Southern Tide
- Company type: Clothing
- Founded: 2006; 20 years ago
- Founder: Allen Stephenson
- Headquarters: Greenville, South Carolina, U.S.
- Number of locations: 850+
- Products: Men's, Women's and Kid's Apparel and Accessories
- Parent: Oxford Industries
- Website: southerntide.com

= Southern Tide =

American apparel company

Southern Tide is an American apparel company founded in 2006 in Greenville, South Carolina, by Allen Stephenson. The brand is owned by Atlanta-based Oxford Industries.

== History ==
According to Stephenson, the inspiration for Southern Tide came about during college, while studying abroad in Italy. During his senior year at The University of South Carolina, he presented his concept for Southern Tide for a speech class.
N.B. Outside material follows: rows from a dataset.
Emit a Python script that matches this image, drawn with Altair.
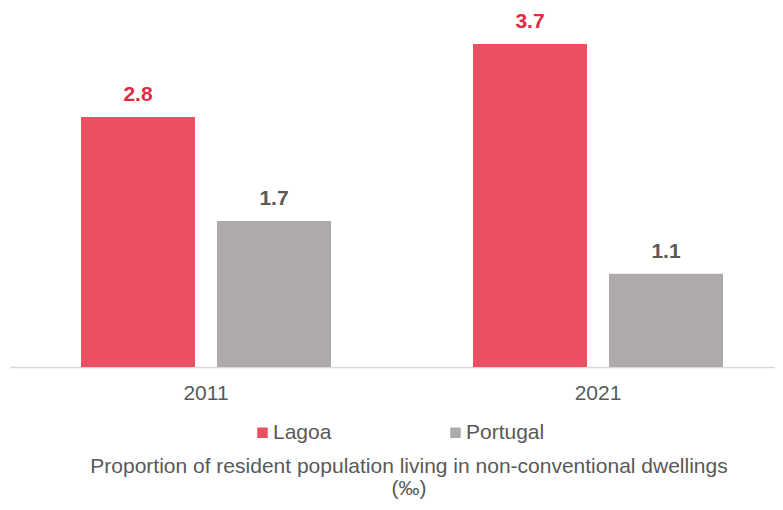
import altair as alt
import pandas as pd

years = ["2011", "2011", "2021", "2021"]
series = ["Lagoa", "Portugal", "Lagoa", "Portugal"]
values = [2.84, 1.66, 3.67, 1.06]
series_order = ["Lagoa", "Portugal"]
bar_colors = ["#EA4F62", "#AEAAAA"]
title_lines = ["Proportion of resident population living in non-conventional dwellings", "(‰)"]

df = pd.DataFrame({"year": years, "series": series, "value": values})

FONT = "Liberation Sans"
TXT = "#595959"

base = alt.Chart(df).encode(
    x=alt.X(
        "year:N",
        title=None,
        scale=alt.Scale(range=[0, 784], paddingInner=0, paddingOuter=0),
        axis=alt.Axis(
            labelAngle=0, labelFontSize=21, labelFont=FONT, labelColor=TXT,
            ticks=False, domainColor="#D9D9D9", domainWidth=1.5, labelPadding=15,
            grid=False,
        ),
    ),
    xOffset=alt.XOffset(
        "series:N",
        sort=series_order,
        scale=alt.Scale(range=[71, 321], paddingInner=0.1618, paddingOuter=0),
    ),
    y=alt.Y("value:Q", scale=alt.Scale(domain=[0, 4], nice=False, zero=True), axis=None),
)

bars = base.mark_bar().encode(
    color=alt.Color(
        "series:N",
        sort=series_order,
        scale=alt.Scale(domain=series_order, range=bar_colors),
        legend=alt.Legend(
            orient="none", legendX=242, legendY=407, direction="horizontal",
            columns=2, title=None, symbolType="square", symbolSize=110,
            labelFontSize=21, labelFont=FONT, labelColor=TXT, labelOffset=0,
            columnPadding=113, symbolStrokeWidth=0, padding=0,
        ),
    )
)

labels = base.mark_text(dy=-16, baseline="alphabetic", fontSize=21, fontWeight="bold", font=FONT).encode(
    text=alt.Text("value:Q", format=".1f"),
    color=alt.condition("datum.series == 'Lagoa'", alt.value("#E42A40"), alt.value("#595959")),
)

chart = alt.layer(bars, labels).properties(
    width=765,
    height=352,
    autosize=alt.AutoSizeParams(type="none"),
    padding={"left": 2, "top": 7, "right": 0, "bottom": 135},
    title=alt.TitleParams(
        title_lines, orient="bottom", anchor="middle", fontSize=21, font=FONT,
        fontWeight="normal", color=TXT, lineHeight=22, dx=16.5, offset=13,
    ),
).configure_view(stroke=None)

chart.save("out.html", embed_options={"renderer": "svg", "actions": False})
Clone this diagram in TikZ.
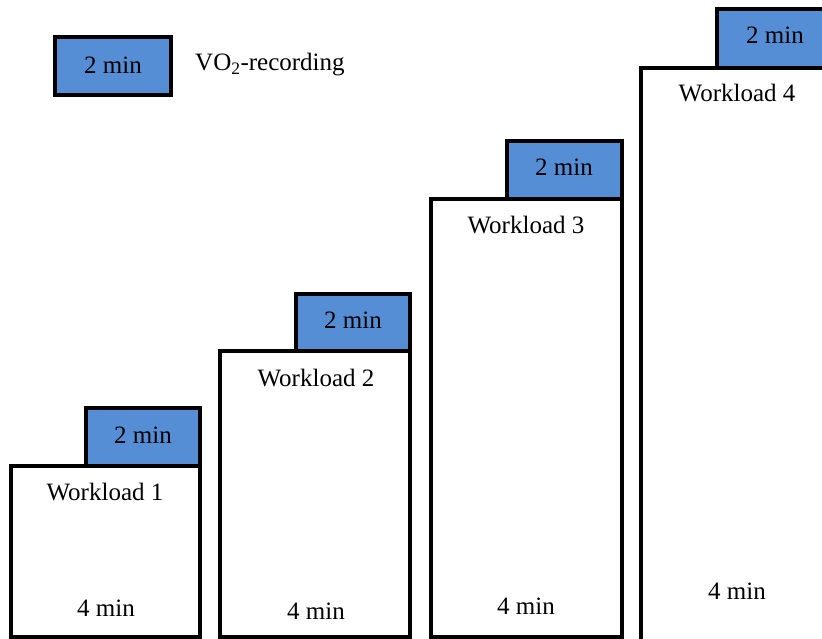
\documentclass[tikz,border=0pt]{standalone}
\usepackage{fontspec}
\setmainfont{Liberation Serif}
\usepackage{xcolor}
\usepackage{tikz}
\definecolor{recblue}{RGB}{85,142,213}
\tikzset{
  stage/.style={draw=black,fill=white,line width=3.5pt},
  rec/.style={draw=black,fill=recblue,line width=3.5pt},
  lbl/.style={font=\fontsize{25}{30}\selectfont,inner sep=0pt}
}
\begin{document}
\begin{tikzpicture}[x=1pt,y=1pt]
\useasboundingbox (0,0) rectangle (822,639);
\clip (0,0) rectangle (822,639);
% workload steps
\filldraw[stage] (11,2) rectangle (200,173);
\filldraw[stage] (220,2) rectangle (410,288);
\filldraw[stage] (431,2) rectangle (622,440);
\filldraw[stage] (641,-20) rectangle (832,571);
% recording boxes
\filldraw[rec] (86,173) rectangle (200,231);
\filldraw[rec] (296,288) rectangle (410,345);
\filldraw[rec] (507,440) rectangle (622,498);
\filldraw[rec] (717,571) rectangle (840,630);
% legend
\filldraw[rec] (55,544) rectangle (171,602);
\node[lbl] (leg) at (113,574){2 min};
\node[lbl,anchor=west] (legtxt) at (195,574){VO\textsubscript{2}-recording};
% labels
\node[lbl] (w1) at (105,147){Workload 1};
\node[lbl] (t1) at (106,31){4 min};
\node[lbl] (r1) at (143,204){2 min};
\node[lbl] (w2) at (316,261){Workload 2};
\node[lbl] (t2) at (316,28){4 min};
\node[lbl] (r2) at (353,319){2 min};
\node[lbl] (w3) at (526,414){Workload 3};
\node[lbl] (t3) at (526,33){4 min};
\node[lbl] (r3) at (564,472){2 min};
\node[lbl] (w4) at (737,546){Workload 4};
\node[lbl] (t4) at (737,48){4 min};
\node[lbl] (r4) at (775,604){2 min};
\end{tikzpicture}
\end{document}
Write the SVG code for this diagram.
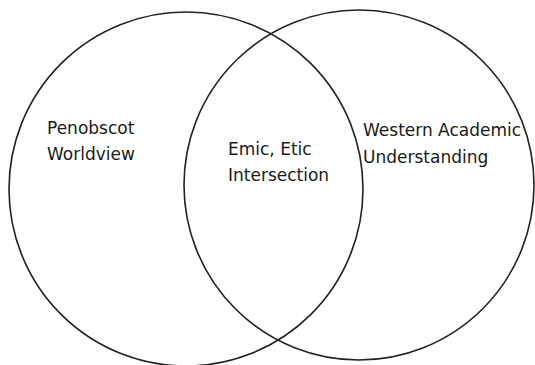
<svg xmlns="http://www.w3.org/2000/svg" width="535" height="365" viewBox="0 0 535 365">
<style>
.c{fill:none;stroke:#222;stroke-width:1.6}
.t{font-family:"DejaVu Sans",sans-serif;font-size:17px;fill:#1a1a1a}
</style>
<rect width="535" height="365" fill="#fff"/>
<g id="penobscot">
<circle class="c" cx="186" cy="189" r="177"/>
<text class="t" x="47" y="134">Penobscot</text>
<text class="t" x="47" y="160">Worldview</text>
</g>
<g id="western">
<circle class="c" cx="359" cy="185" r="175"/>
<text class="t" x="363" y="136">Western Academic</text>
<text class="t" x="363" y="163">Understanding</text>
</g>
<g id="intersection">
<text class="t" x="228" y="155">Emic, Etic</text>
<text class="t" x="228" y="181">Intersection</text>
</g>
<g id="connectors"></g>
</svg>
Following his presentation, Stephenson remembers his professor encouraging him to pursue his idea and he immediately left college. After dropping out, he researched the construction of polo shirts. The finished product became the Southern Tide Skipjack Polo.

== Growth ==

The company's rapid growth has been recognized by several business publications. In 2011, Forbes Magazine recognized Southern Tide in its annual list of "Americas Most Promising Companies", rating the firm at #27. Also that same year, the company was ranked at #73 overall on the Inc. 500 list of "The Fastest Growing American Companies". The magazine further designated Southern Tide to be the 6th fastest growing company in the "products and services" category as well as the fastest growing apparel company. As a trifecta, Southern Tide named the second fastest growing company in the state of South Carolina for 2011 by the Capital Corporation. The following two years (2012, 2013), Southern Tide made the South Carolina Fastest Growing Company list at No. 5.